After a few of these sad events, you feel the weight of this cumulative grief from each loss. It squeezes your heart when you walk into the church and hear the funereal music and see the massive floral displays.
I don't know if it's a southern thing, but just about every funeral I've attended, the song "How Great Thou Art" is played or sung. My parents wanted it at their funerals, and we made sure it was as they wished.
When you lose your grandparents, you deal with it because, even though you loved them, you knew they were old and, sad as the reality is, knew they would pass sooner than you wished.
Parents. Now that's indescribably harder. I still find it difficult to believe that my parents are no longer in this world. When my husband lost his parents within a month of each other, the shock was almost too much to bear. The only thing worse would be losing your spouse or a child. I shudder to even think along those lines because my husband and my children are the most important people in my world.
Now, we're losing cousins, friends, aunts, uncles. The most shocking are those who are our age and younger.
I'm at the point now where I walk into a funeral service and can hardly control my tears.

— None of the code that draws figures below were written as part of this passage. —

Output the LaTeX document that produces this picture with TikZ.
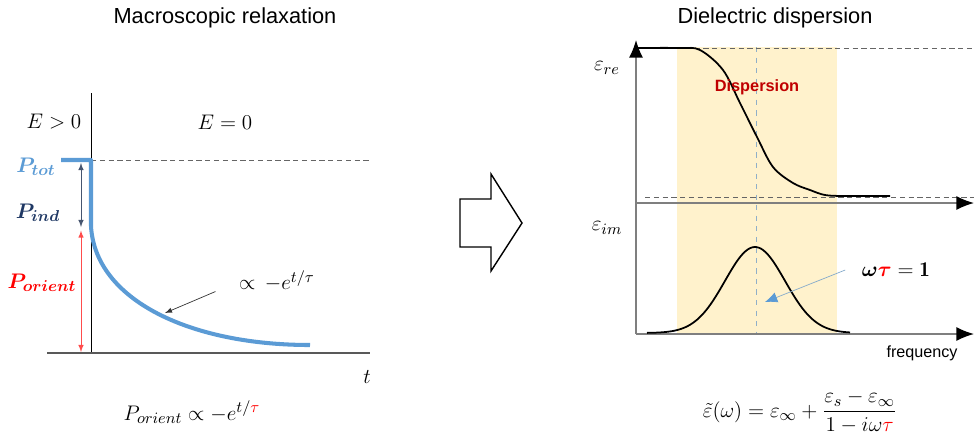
\documentclass[tikz,border=0pt]{standalone}
\usepackage{amsmath}
\usepackage{amssymb}
\usepackage{fontspec}
\setsansfont{Liberation Sans}
\usetikzlibrary{arrows, arrows.meta, positioning, calc}

\definecolor{ptotblue}{HTML}{5B9BD5}
\definecolor{indnavy}{HTML}{1F3864}
\definecolor{bandyellow}{HTML}{FFF2CC}
\definecolor{disred}{HTML}{C00000}
\definecolor{axisgray}{HTML}{7F7F7F}
\definecolor{guideblue}{HTML}{8FAFC8}

\begin{document}
\begin{tikzpicture}[x=0.02cm, y=-0.02cm,
    mathlbl/.style={font=\fontsize{13}{15}\selectfont},
    title/.style={font=\sffamily\fontsize{12.4}{14}\selectfont},
    guide/.style={densely dashed, axisgray!80!black, thin},
    axis/.style={axisgray, line width=0.9pt, -{Latex[length=10pt, width=8pt, color=black]}},
    curve/.style={black, line width=1pt}]
    \useasboundingbox (0,0) rectangle (974,441);

    % Macroscopic relaxation - left side
    \node[title] (lefttitle) at (225,18) {Macroscopic relaxation};
    \draw[black, line width=0.5pt] (91,93) -- (91,353);
    \draw[axisgray!70!black, line width=0.8pt] (47,353) -- (370,353);
    \draw[guide] (91,160) -- (370,160);
    \node[mathlbl] (efield) at (54,122) {$E>0$};
    \node[mathlbl] (nofield) at (225,122) {$E=0$};
    % Polarization decay
    \draw[ptotblue, line width=2.3pt, line join=round]
        (61,160) -- (91,160) -- (91,226) .. controls (95,300) and (190,345) .. (310,345);
    \node[mathlbl, text=ptotblue] (ptot) at (36,167) {$\boldsymbol{P_{tot}}$};
    \node[mathlbl, text=indnavy] (pind) at (38,213) {$\boldsymbol{P_{ind}}$};
    \node[mathlbl, text=red] (porient) at (42,283) {$\boldsymbol{P_{orient}}$};
    \coordinate (ptop) at (81,163);
    \coordinate (pmid) at (81,227);
    \coordinate (pbot) at (81,352);
    \draw[indnavy!60!gray, latex-latex, thin] (ptop) -- (pmid);
    \draw[red!70, latex-latex, thin] ([yshift=-2pt]pmid) -- (pbot);
    % decay law
    \node[mathlbl] (decay) at (277,281) {$\propto\,-e^{t/\tau}$};
    \coordinate (decaytip) at (165,313);
    \draw[-latex, black!80, thin] ([shift={(-10pt,-6pt)}]decay.west) -- (decaytip);
    \node[mathlbl] (taxis) at (367,377) {$t$};
    \node[mathlbl] (relaxlaw) at (192,412) {$P_{orient}\propto -e^{t/\textcolor{red}{\tau}}$};

    % Block arrow in the middle
    \draw[black, line width=0.8pt, fill=white]
        (460,199) -- (491,199) -- (491,174) -- (522,223) -- (491,271) -- (491,247) -- (460,247) -- cycle;

    % Dielectric dispersion - right side
    \node[title] (righttitle) at (775,18) {Dielectric dispersion};
    \fill[bandyellow] (677,47) rectangle (837,334);
    \draw[guideblue, dashed, thin] (756,47) -- (756,334);
    \draw[guide] (677,48) -- (974,48);
    \draw[guide] (645,197) -- (974,197);
    \draw[axis] (636,334) -- (636,40);
    \draw[axis] (636,203) -- (974,203);
    \draw[axis] (636,334) -- (974,334);
    % real part
    \draw[curve] plot[smooth, tension=0.55] coordinates {(636,48) (680,48) (700,50) (723,70) (740,103)
        (757,137) (773,167) (793,183) (810,190) (825,195) (845,196) (890,196)};
    % imaginary part
    \draw[curve] plot[domain=647:850, samples=90]
        (\x, {333-86*exp(-((\x-755)/30)*((\x-755)/30)/2)});
    \node[mathlbl] (epsre) at (607,68) {$\varepsilon_{re}$};
    \node[mathlbl] (epsim) at (607,228) {$\varepsilon_{im}$};
    \node[font=\sffamily\bfseries\fontsize{9.3}{11}\selectfont, text=disred] (disp) at (757,87) {Dispersion};
    \node[font=\fontsize{12}{14}\selectfont] (resonance) at (896,270)
        {$\boldsymbol{\omega}\textcolor{red}{\boldsymbol{\tau}}=\mathbf{1}$};
    \coordinate (restip) at (765,302);
    \draw[guideblue!80!ptotblue, thin, -{Latex[length=7pt, width=6pt, color=ptotblue]}]
        ([xshift=-6pt]resonance.west) -- (restip);
    \node[font=\sffamily\fontsize{9.2}{11}\selectfont] (freq) at (922,353) {frequency};
    \node[mathlbl] (debye) at (800,412)
        {$\tilde{\varepsilon}(\omega)=\varepsilon_\infty+\dfrac{\varepsilon_s-\varepsilon_\infty}{1-i\omega\textcolor{red}{\tau}}$};
\end{tikzpicture}
\end{document}
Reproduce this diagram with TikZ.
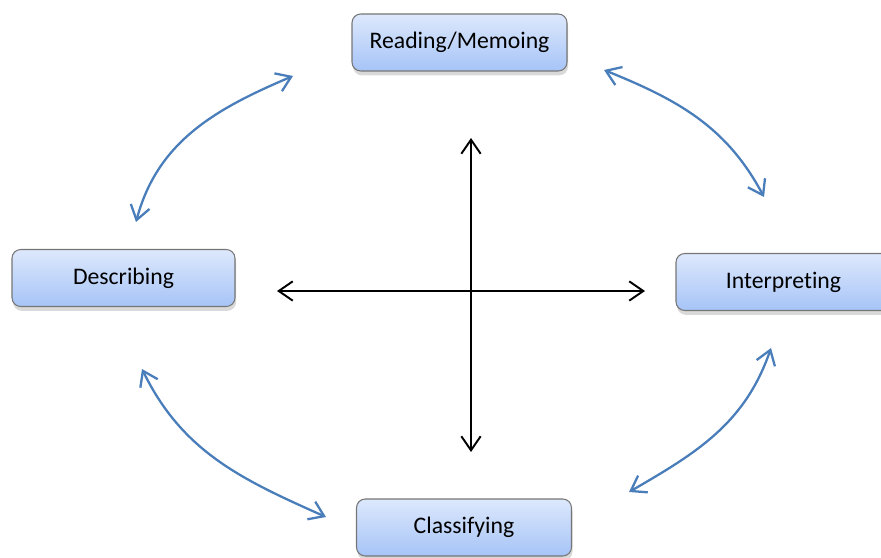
\documentclass[tikz,border=0pt]{standalone}
\usepackage{fontspec}
\setmainfont{Carlito}[Ligatures=NoCommon]
\usetikzlibrary{arrows.meta,shadows}

\definecolor{boxtop}{RGB}{221,232,252}
\definecolor{boxbottom}{RGB}{166,196,247}
\definecolor{boxline}{RGB}{118,118,118}
\definecolor{turnblue}{RGB}{74,126,187}

\begin{document}
\begin{tikzpicture}[
		stage/.style = {draw = boxline, line width = 0.6pt, rounded corners = 5pt,
			top color = boxtop, bottom color = boxbottom,
			minimum width = 4.3cm, minimum height = 1.14cm,
			font = \fontsize{13.5}{16}\selectfont,
			drop shadow = {opacity = .3, shadow xshift = 0.6pt, shadow yshift = -2.5pt}},
		crossarrow/.style = {{Straight Barb[length=8pt,width=11pt]}-{Straight Barb[length=8pt,width=11pt]}, line width = 1.1pt},
		turnarrow/.style = {crossarrow, draw = turnblue, line width = 1.3pt}
		]
		\useasboundingbox (0,0) rectangle (17.62,11.14);
		
		\node [stage] (read) at (9.19, 10.29) {Reading/Memoing};
		\node [stage, minimum width = 4.46cm] (desc) at (2.47, 5.58) {Describing};
		\node [stage] (interp) at (15.67, 5.50) {Interpreting};
		\node [stage] (class) at (9.28, 0.59) {Classifying};
		
		% centre cross
		\coordinate (up) at (9.42, 8.38);
		\coordinate (down) at (9.42, 2.10);
		\coordinate (left) at (5.54, 5.32);
		\coordinate (right) at (12.90, 5.32);
		\draw [crossarrow] (left) -- (right);
		\draw [crossarrow] (down) -- (up);
		
		% arrows round the boxes
		\coordinate (tl1) at (5.86, 9.62);
		\coordinate (tl2) at (2.72, 6.70);
		\coordinate (tr1) at (12.08, 9.74);
		\coordinate (tr2) at (15.28, 7.20);
		\coordinate (bl1) at (2.84, 3.76);
		\coordinate (bl2) at (6.52, 0.80);
		\coordinate (br1) at (15.42, 4.18);
		\coordinate (br2) at (12.58, 1.30);
		
		\draw [turnarrow] (tl1) to [out=203, in=75] (tl2);
		\draw [turnarrow] (tr1) to [out=-22, in=118] (tr2);
		\draw [turnarrow] (bl1) to [out=-64, in=156] (bl2);
		\draw [turnarrow] (br1) to [out=251, in=30] (br2);
		
\end{tikzpicture}
\end{document}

When the music -- that song -- begins, I usually lose the battle. It's as if each funeral is not just the loss of that person, but the cumulative loss of all the people I have loved and who are now gone.
I could say something profound, but because death touches us all, you have your own profound conclusions and don't need mine.
I will say this. When I kick it, I don't want any music designed to make anyone weep. I want Norman Greenbaum's "Goin' Up To The Spirit In The Sky" and the Doobie Brothers singing "Jesus Is Just All Right With Me."